[start]
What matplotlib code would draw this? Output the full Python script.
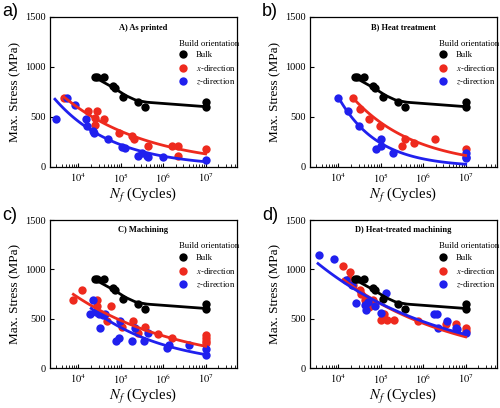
import numpy as np
import matplotlib
matplotlib.use("Agg")
import matplotlib.pyplot as plt
from matplotlib.lines import Line2D
from matplotlib.ticker import LogLocator, NullFormatter, FixedLocator

plt.rcParams['font.family'] = ['Liberation Serif', 'DejaVu Serif']
plt.rcParams['mathtext.fontset'] = 'stix'

RED = '#ee2a1e'
BLUE = '#2020ee'

# ---------------- data ----------------
bulk_N = [2.5e4, 2.7e4, 4.1e4, 6.5e4, 7.1e4, 1.15e5, 2.5e5, 3.7e5, 1e7, 1e7]
bulk_S = [900, 905, 900, 810, 795, 700, 650, 600, 650, 600]
# bulk fit curve knots (log10 N, MPa)
bulk_fit_logN = [4.40, 4.85, 5.10, 5.35, 5.60, 7.00]
bulk_fit_S = [893, 788, 718, 668, 648, 603]

a_x_N = [4.6e3, 1.7e4, 2.7e4, 2.5e4, 2.5e4, 4.1e4, 9e4, 1.8e5, 2.1e5, 4.3e5, 1.6e6, 2.2e6, 2.2e6, 1e7]
a_x_S = [690, 560, 560, 487, 420, 480, 343, 310, 277, 210, 210, 210, 113, 177]
a_z_N = [2.9e3, 5.5e3, 8.3e3, 1.5e4, 1.56e4, 2.2e4, 2.3e4, 5e4, 1.08e5, 1.25e5, 2.6e5, 3.1e5, 4.1e5, 4.4e5, 1e6, 1e7]
a_z_S = [480, 693, 620, 480, 413, 363, 343, 280, 203, 187, 110, 143, 110, 103, 97, 70]

b_x_N = [2.15e4, 3.3e4, 5.3e4, 9.4e4, 3.8e5, 3.2e5, 6.1e5, 1.9e6, 1e7]
b_x_S = [687, 583, 483, 413, 283, 210, 243, 280, 180]
b_z_N = [1e4, 1.7e4, 3.1e4, 1.03e5, 7.8e4, 1e5, 1.95e5, 1e7, 1e7, 1e7]
b_z_S = [690, 557, 413, 283, 177, 210, 143, 137, 103, 87]

c_x_N = [7.6e3, 1.2e4, 2.7e4, 2.8e4, 6e4, 4.6e4, 1.05e5, 1.9e5, 2.6e5, 3.7e5, 7.5e5, 1.6e6, 1e7, 1e7, 1e7, 1e7]
c_x_S = [685, 794, 690, 625, 628, 472, 414, 479, 353, 414, 343, 307, 330, 300, 275, 250]
c_z_N = [1.9e4, 2.2e4, 2.6e4, 3e4, 3.3e4, 3.8e4, 4.2e4, 7.6e4, 9e4, 9.8e4, 1.8e5, 2.2e5, 3.5e5, 4.4e5, 1.2e6, 1.35e6, 4e6, 1e7, 1e7]
c_z_S = [550, 685, 567, 545, 410, 533, 545, 273, 300, 472, 273, 410, 273, 350, 205, 235, 230, 196, 128]

d_x_N = [1.3e4, 1.9e4, 1.8e4, 2.2e4, 3.2e4, 3.5e4, 4.3e4, 5.4e4, 6.6e4, 1.2e5, 1e5, 1.4e5, 2.1e5, 7.5e5, 3.5e6, 5.8e6, 1e7, 1e7]
d_x_S = [1037, 970, 905, 837, 794, 753, 685, 617, 685, 550, 482, 482, 482, 480, 445, 445, 410, 380]
d_z_N = [3.4e3, 7.9e3, 1.5e4, 2.1e4, 2.6e4, 4.3e4, 4.5e4, 5e4, 7.2e4, 1e5, 1.3e5, 1.8e6, 2.1e6, 2.2e6, 3.6e6, 5.9e6, 6.3e6, 1e7]
d_z_S = [1142, 1105, 895, 837, 658, 635, 584, 668, 624, 556, 760, 550, 550, 408, 475, 408, 397, 353]

# Basquin fits  S = A * N**b  over [N_start, 1e7]
fit_A = {'a': (4400, 8070), 'b': (12940, 50900), 'c': (3410, 6500), 'd': (3965, 3345)}
fit_b = {'a': (-0.218, -0.312), 'b': (-0.293, -0.466), 'c': (-0.170, -0.240), 'd': (-0.157, -0.142)}
fit_start = {'a': (4.5e3, 2.8e3), 'b': (2.1e4, 1e4), 'c': (7.6e3, 2e4), 'd': (1.3e4, 3.3e3)}
fit_end = 1e7

titles = {'a': 'A) As printed', 'b': 'B) Heat treatment', 'c': 'C) Machining', 'd': 'D) Heat-treated machining'}
panel_data = {
    'a': (a_x_N, a_x_S, a_z_N, a_z_S),
    'b': (b_x_N, b_x_S, b_z_N, b_z_S),
    'c': (c_x_N, c_x_S, c_z_N, c_z_S),
    'd': (d_x_N, d_x_S, d_z_N, d_z_S),
}

W, H = 500, 408
fig = plt.figure(figsize=(W / 100, H / 100), dpi=100)

# axes boxes in pixels: left, top, width, height
boxes = {'a': (50, 17, 187, 150), 'b': (310, 17, 187, 150),
         'c': (50, 220, 187, 148), 'd': (310, 220, 187, 148)}

ms = 6.0
for key in ['a', 'b', 'c', 'd']:
    l, t, w, h = boxes[key]
    ax = fig.add_axes([l / W, 1 - (t + h) / H, w / W, h / H])
    xN, xS, zN, zS = panel_data[key]
    ax.plot(xN, xS, 'o', color=RED, ms=ms, mec='none', zorder=3)
    ax.plot(zN, zS, 'o', color=BLUE, ms=ms, mec='none', zorder=4)
    ax.plot(bulk_N, bulk_S, 'o', color='black', ms=ms, mec='none', zorder=5)

    # fit lines
    for i, col in enumerate([RED, BLUE]):
        A = fit_A[key][i]
        b = fit_b[key][i]
        n = np.logspace(np.log10(fit_start[key][i]), np.log10(fit_end), 100)
        ax.plot(n, A * n ** b, '-', color=col, lw=2.0, zorder=6)
    lg = np.linspace(bulk_fit_logN[0], bulk_fit_logN[-1], 200)
    ys = np.interp(lg, bulk_fit_logN, bulk_fit_S)
    k = np.ones(9) / 9
    ys_s = np.convolve(np.pad(ys, 4, mode='edge'), k, mode='valid')
    ax.plot(10 ** lg, ys_s, '-', color='black', lw=2.0, zorder=6)

    ax.set_xscale('log')
    ax.set_xlim(10 ** 3.33, 10 ** 7.74)
    ax.set_ylim(0, 1500)
    ax.xaxis.set_major_locator(FixedLocator([1e4, 1e5, 1e6, 1e7]))
    ax.xaxis.set_minor_locator(LogLocator(base=10, subs=np.arange(2, 10)))
    ax.xaxis.set_minor_formatter(NullFormatter())
    ax.set_xticklabels([r'$10^4$', r'$10^5$', r'$10^6$', r'$10^7$'])
    ax.set_yticks([0, 500, 1000, 1500])
    ax.tick_params(axis='both', which='major', direction='in', length=3, width=0.8,
                   labelsize=7.5, pad=3)
    ax.tick_params(axis='x', which='minor', direction='in', length=2, width=0.6)
    for sp in ax.spines.values():
        sp.set_linewidth(0.9)

    ax.set_ylabel('Max. Stress (MPa)', fontsize=9.5, labelpad=3)
    ax.set_xlabel(r'$N_f$ (Cycles)', fontsize=10.5, labelpad=1)

    ax.text(0.5, 0.93, titles[key], transform=ax.transAxes, ha='center', va='center',
            fontsize=6, fontweight='bold')

    handles = [Line2D([], [], ls='none', marker='o', color='black', ms=ms, mec='none'),
               Line2D([], [], ls='none', marker='o', color=RED, ms=ms, mec='none'),
               Line2D([], [], ls='none', marker='o', color=BLUE, ms=ms, mec='none')]
    labels = ['Bulk', r'$\mathit{x}$-direction', r'$\mathit{z}$-direction']
    ax.legend(handles, labels, title='Build orientation', loc='upper left',
              bbox_to_anchor=(0.655, 0.89), frameon=False, fontsize=6.3,
              title_fontsize=6.3, handlelength=1.0, handletextpad=1.0,
              labelspacing=0.42, borderpad=0.2, alignment='left')

    fig.text((l - 50 + 2) / W, 1 - (t - 5) / H, key + ')', ha='left', va='center',
             fontsize=13, family=['Liberation Sans', 'DejaVu Sans'])

fig.savefig('out.png', dpi=100)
[end]
Leave the pictures out and please restate exactly the lines running from the start of the material through the one with "bulk_fit_S = [893, 788, 718, 668, 648, 603]".

Answer —
What matplotlib code would draw this? Output the full Python script.
import numpy as np
import matplotlib
matplotlib.use("Agg")
import matplotlib.pyplot as plt
from matplotlib.lines import Line2D
from matplotlib.ticker import LogLocator, NullFormatter, FixedLocator

plt.rcParams['font.family'] = ['Liberation Serif', 'DejaVu Serif']
plt.rcParams['mathtext.fontset'] = 'stix'

RED = '#ee2a1e'
BLUE = '#2020ee'

# ---------------- data ----------------
bulk_N = [2.5e4, 2.7e4, 4.1e4, 6.5e4, 7.1e4, 1.15e5, 2.5e5, 3.7e5, 1e7, 1e7]
bulk_S = [900, 905, 900, 810, 795, 700, 650, 600, 650, 600]
# bulk fit curve knots (log10 N, MPa)
bulk_fit_logN = [4.40, 4.85, 5.10, 5.35, 5.60, 7.00]
bulk_fit_S = [893, 788, 718, 668, 648, 603]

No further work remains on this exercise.